Разобранный нами диалог «человека с человеком» является в высшей степени интересным социологическим документом. Исключительно острое ощущение другого человека, как «другого», и своего «я», как голого «я», предполагает, что все те определения, которые облекают «я» и «другого» в социально-конкретную плоть, — семейные, сословные, классовые и все разновидности этих определений, — утратили свою авторитетность и сбою формообразующую силу. Человек как бы непосредственно ощущает себя в мире, как целом, без всяких промежуточных инстанций, помимо всякого социального коллектива, к которому он принадлежал бы.
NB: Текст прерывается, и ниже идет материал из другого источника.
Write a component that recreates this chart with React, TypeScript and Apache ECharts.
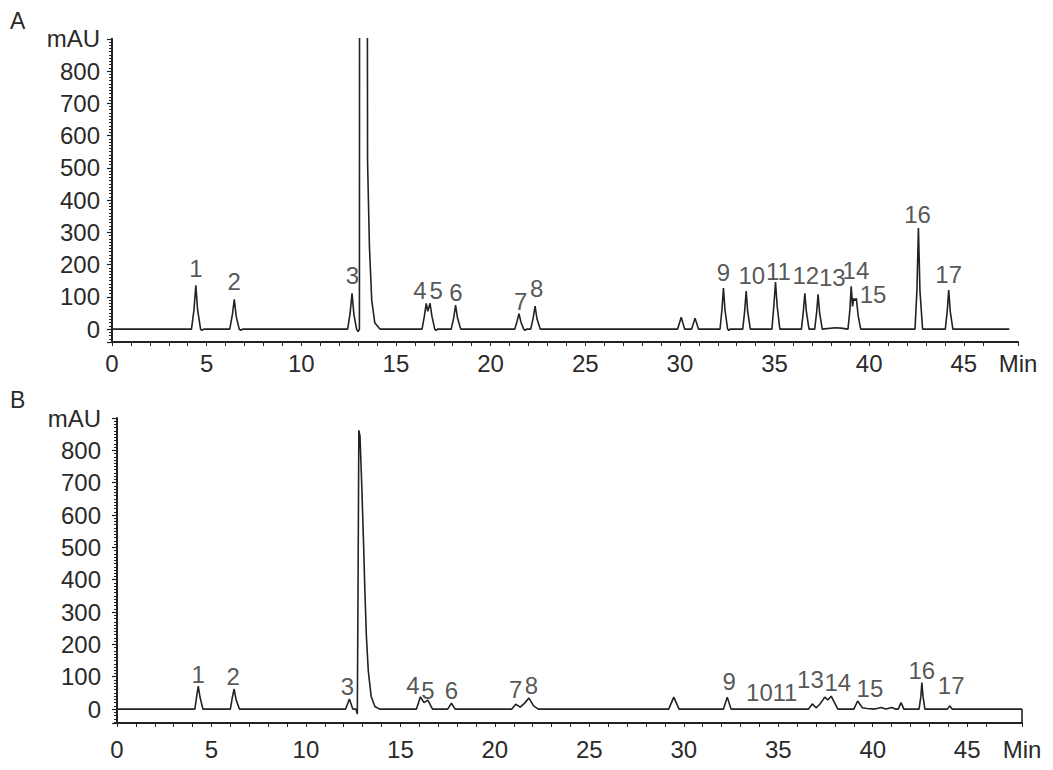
import React, { useEffect, useRef } from "react";
import * as echarts from "echarts";

// Panel A trace: [minutes, mAU]
const traceA: [number, number][] = [
  [0, 0], [4.2, 0], [4.33, 60], [4.43, 136], [4.52, 60], [4.68, 0], [4.75, -4], [4.85, 0],
  [6.22, 0], [6.36, 45], [6.46, 92], [6.56, 40], [6.72, 0], [6.8, -4], [6.9, 0],
  [12.45, 0], [12.58, 50], [12.68, 111], [12.78, 45], [12.92, 0], [13.0, -8], [13.07, 0],
  [13.09, 3000], [13.45, 3000], [13.5, 520], [13.6, 254], [13.72, 90], [13.88, 20], [14.15, 0],
  [16.38, 0], [16.5, 40], [16.6, 80], [16.68, 55], [16.8, 80], [16.9, 40], [17.05, 0], [17.12, -4], [17.2, 0],
  [17.92, 0], [18.05, 35], [18.15, 74], [18.25, 35], [18.42, 0],
  [21.28, 0], [21.4, 25], [21.5, 48], [21.6, 22], [21.75, 0], [21.82, -4], [21.9, 0],
  [22.12, 0], [22.25, 35], [22.35, 71], [22.45, 32], [22.62, 0],
  [29.88, 0], [30.07, 37], [30.25, 0], [30.62, 0], [30.8, 34], [30.98, 0],
  [32.12, 0], [32.22, 60], [32.3, 127], [32.38, 60], [32.52, 0], [32.58, -4], [32.65, 0],
  [33.32, 0], [33.42, 55], [33.5, 118], [33.58, 55], [33.72, 0],
  [34.86, 0], [34.96, 70], [35.05, 146], [35.14, 70], [35.28, 0],
  [36.42, 0], [36.52, 55], [36.6, 111], [36.68, 55], [36.82, 0],
  [37.12, 0], [37.22, 50], [37.3, 108], [37.38, 50], [37.52, 0],
  [38.2, 4], [38.5, 3], [38.88, 0], [38.98, 60], [39.05, 133], [39.12, 70], [39.18, 95], [39.25, 88],
  [39.32, 95], [39.42, 40], [39.55, 0],
  [42.42, 0], [42.52, 120], [42.6, 313], [42.68, 120], [42.82, 0],
  [44.02, 0], [44.12, 55], [44.2, 121], [44.28, 55], [44.42, 0],
  [47.4, 0],
];

// Panel B trace: [minutes, mAU]
const traceB: [number, number][] = [
  [0, 0], [4.12, 0], [4.22, 40], [4.3, 71], [4.4, 35], [4.55, 0],
  [6.0, 0], [6.1, 35], [6.2, 62], [6.3, 30], [6.48, 0],
  [12.1, 0], [12.3, 31], [12.48, 0],
  [12.65, 0], [12.72, -15], [12.76, 400], [12.8, 862], [12.86, 845], [12.95, 700], [13.05, 511],
  [13.12, 366], [13.2, 226], [13.3, 118], [13.45, 40], [13.65, 8], [13.9, 0],
  [15.85, 0], [16.06, 38], [16.25, 20], [16.45, 28], [16.7, 0],
  [17.5, 0], [17.7, 18], [17.9, 0],
  [20.9, 0], [21.1, 15], [21.35, 6], [21.6, 20], [21.8, 34], [22.05, 10], [22.3, 0],
  [29.2, 0], [29.47, 37], [29.75, 0],
  [32.1, 0], [32.3, 37], [32.5, 0],
  [36.6, 0], [36.8, 16], [37.0, 4], [37.2, 15], [37.46, 37], [37.62, 28], [37.8, 40], [38.15, 0],
  [39.0, 0], [39.2, 25], [39.45, 4], [39.7, 2], [40.1, 0],
  [40.45, 5], [40.7, 0], [41.0, 5], [41.2, 0],
  [41.35, 0], [41.5, 20], [41.65, 0],
  [42.45, 0], [42.55, 40], [42.6, 82], [42.66, 40], [42.76, 0],
  [43.95, 0], [44.07, 10], [44.2, 0],
  [47.9, 0],
];

// Peak labels: name, minutes, mAU (label centre)
const peakNames = ["1", "2", "3", "4", "5", "6", "7", "8", "9", "10", "11", "12", "13", "14", "15", "16", "17"];
const labelTimeA = [4.43, 6.45, 12.7, 16.27, 17.12, 18.17, 21.59, 22.43, 32.3, 33.8, 35.2, 36.65, 38.05, 39.3, 40.2, 42.55, 44.2];
const labelValA = [189, 149, 167, 119, 119, 112, 85, 127, 175, 165, 178, 165, 160, 182, 108, 355, 168];

const peakNamesB = ["1", "2", "3", "4", "5", "6", "7", "8", "9", "10", "11", "13", "14", "15", "16", "17"];
const labelTimeB = [4.3, 6.15, 12.2, 15.66, 16.45, 17.7, 21.1, 21.94, 32.4, 34.0, 35.35, 36.7, 38.15, 39.85, 42.6, 44.15];
const labelValB = [108, 102, 71, 74, 57, 57, 62, 74, 85, 50, 50, 93, 81, 65, 119, 72];

const xMaxA = 47.86;
const xMaxB = 47.9;
const yMinA = -40;
const yMinB = -43;
const yMax = 900;

const FONT = "Liberation Sans, Arial, Helvetica, sans-serif";
const INK = "#222";
const TXT = "#2a2a2a";

function xAxisCfg(gridIndex: number, max: number, margin: number) {
  return {
    type: "value",
    gridIndex,
    min: 0,
    max,
    interval: 1,
    axisLine: { onZero: false, lineStyle: { color: INK, width: 2 } },
    axisTick: { show: true, length: 4, lineStyle: { color: INK, width: 1 } },
    axisLabel: {
      show: true,
      margin,
      showMaxLabel: true,
      showMinLabel: true,
      fontSize: 24,
      fontFamily: FONT,
      color: TXT,
      formatter: (v: number) => (v > 46 ? "Min" : Math.round(v) % 5 === 0 ? String(Math.round(v)) : ""),
    },
    splitLine: { show: false },
  };
}

function yAxisCfg(gridIndex: number, min: number, margin: number) {
  return {
    type: "value",
    gridIndex,
    min,
    max: yMax,
    splitNumber: 9,
    axisLine: { show: true, onZero: false, lineStyle: { color: INK, width: 2 } },
    axisTick: { show: true, length: 5, lineStyle: { color: INK, width: 1.2 } },
    minorTick: { show: true, splitNumber: 10, length: 3, lineStyle: { color: INK, width: 1 } },
    axisLabel: {
      show: true,
      margin,
      showMaxLabel: true,
      fontSize: 24,
      fontFamily: FONT,
      color: TXT,
      formatter: (v: number) => (v >= 899 ? "mAU" : v < 0 ? "" : String(v)),
    },
    splitLine: { show: false },
  };
}

function labelSeries(idx: number, names: string[], ts: number[], vs: number[]) {
  return {
    type: "scatter",
    xAxisIndex: idx,
    yAxisIndex: idx,
    silent: true,
    symbolSize: 1,
    itemStyle: { color: "rgba(0,0,0,0)" },
    label: {
      show: true,
      position: "inside",
      formatter: "{b}",
      fontSize: 24,
      fontFamily: FONT,
      color: TXT,
      textBorderWidth: 0,
    },
    labelLayout: { hideOverlap: false },
    data: names.map((n, i) => ({ name: n, value: [ts[i], vs[i]] })),
  };
}

export default function App() {
  const ref = useRef<HTMLDivElement>(null);
  useEffect(() => {
    if (!ref.current) return;
    const chart = echarts.init(ref.current, null, { renderer: "svg" });
    chart.setOption({
      animation: false,
      backgroundColor: "#fff",
      graphic: [
        { type: "text", left: 10, top: 9, style: { text: "A", fontSize: 23, fontFamily: FONT, fill: TXT } },
        { type: "text", left: 10, top: 388, style: { text: "B", fontSize: 23, fontFamily: FONT, fill: TXT } },
      ],
      grid: [
        { left: 112, top: 38.75, width: 906, height: 303.25 },
        { left: 117, top: 418, width: 905, height: 305 },
      ],
      xAxis: [xAxisCfg(0, xMaxA, 9), xAxisCfg(1, xMaxB, 14)],
      yAxis: [yAxisCfg(0, yMinA, 12), yAxisCfg(1, yMinB, 16)],
      series: [
        {
          type: "line",
          xAxisIndex: 0,
          yAxisIndex: 0,
          data: traceA,
          showSymbol: false,
          clip: true,
          lineStyle: { color: INK, width: 1.6 },
          silent: true,
        },
        {
          type: "line",
          xAxisIndex: 1,
          yAxisIndex: 1,
          data: traceB,
          showSymbol: false,
          clip: true,
          lineStyle: { color: INK, width: 1.6 },
          silent: true,
          markLine: {
            silent: true,
            symbol: "none",
            label: { show: false },
            lineStyle: { color: INK, width: 1.6, type: "solid" },
            data: [[{ coord: [xMaxB, 0] }, { coord: [xMaxB, yMinB] }]],
          },
        },
        labelSeries(0, peakNames, labelTimeA, labelValA),
        labelSeries(1, peakNamesB, labelTimeB, labelValB),
      ],
    });
    return () => chart.dispose();
  }, []);
  return (
    <div
      ref={ref}
      style={{ position: "fixed", left: 0, top: 0, width: 1053, height: 770, background: "#fff" }}
    />
  );
}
И общение этого «я» с другим и с другими происходит прямо на почве последних вопросов, минуя все промежуточные, ближайшие формы. Герои Достоевского — герои случайных семейств и случайных коллективов. Реального, само собою разумеющегося общения, в котором разыгрывалась бы их жизнь и их взаимоотношения, они лишены. Такое общение из необходимой предпосылки жизни превратилось для них в постулат, стало утопическою целью их стремлений. И, действительно, герои Достоевского движимы утопическою мечтой создания какой-то общины людей, по ту сторону существующих социальных форм. Создать общину в миру, объединить несколько людей вне рамок наличных социальных форм стремится князь Мышкин, стремится Алеша, стремятся в менее сознательной и отчетливой форме и все другие герои Достоевского. Община мальчиков, которую учреждает Алеша после похорон Илюши, как объединенную лишь воспоминанием о замученном мальчике, и утопическая мечта Мышкина соединить в союзе любви Аглаю и Настасью Филипповну, идея церкви Зосимы, сон о золотом веке Версилова и «смешного человека» — все это явления одного порядка. Общение как бы лишилось своего реального тела и хочет создать его произвольно из чистого человеческого материала. Все это является глубочайшим выражением социальной дезориентации разночинной интеллигенции, чувствующей себя рассеяннойг по миру и ориентирующейся в мире в одиночку за свой страх и риск. Твердый монологический голос предполагает твердую социальную опору, предполагает «мы», все равно осознается оно или не осознается. Для одинокого его собственный голос становится зыбким, его собственное единство и его внутреннее согласие с самим собою становится постулатом.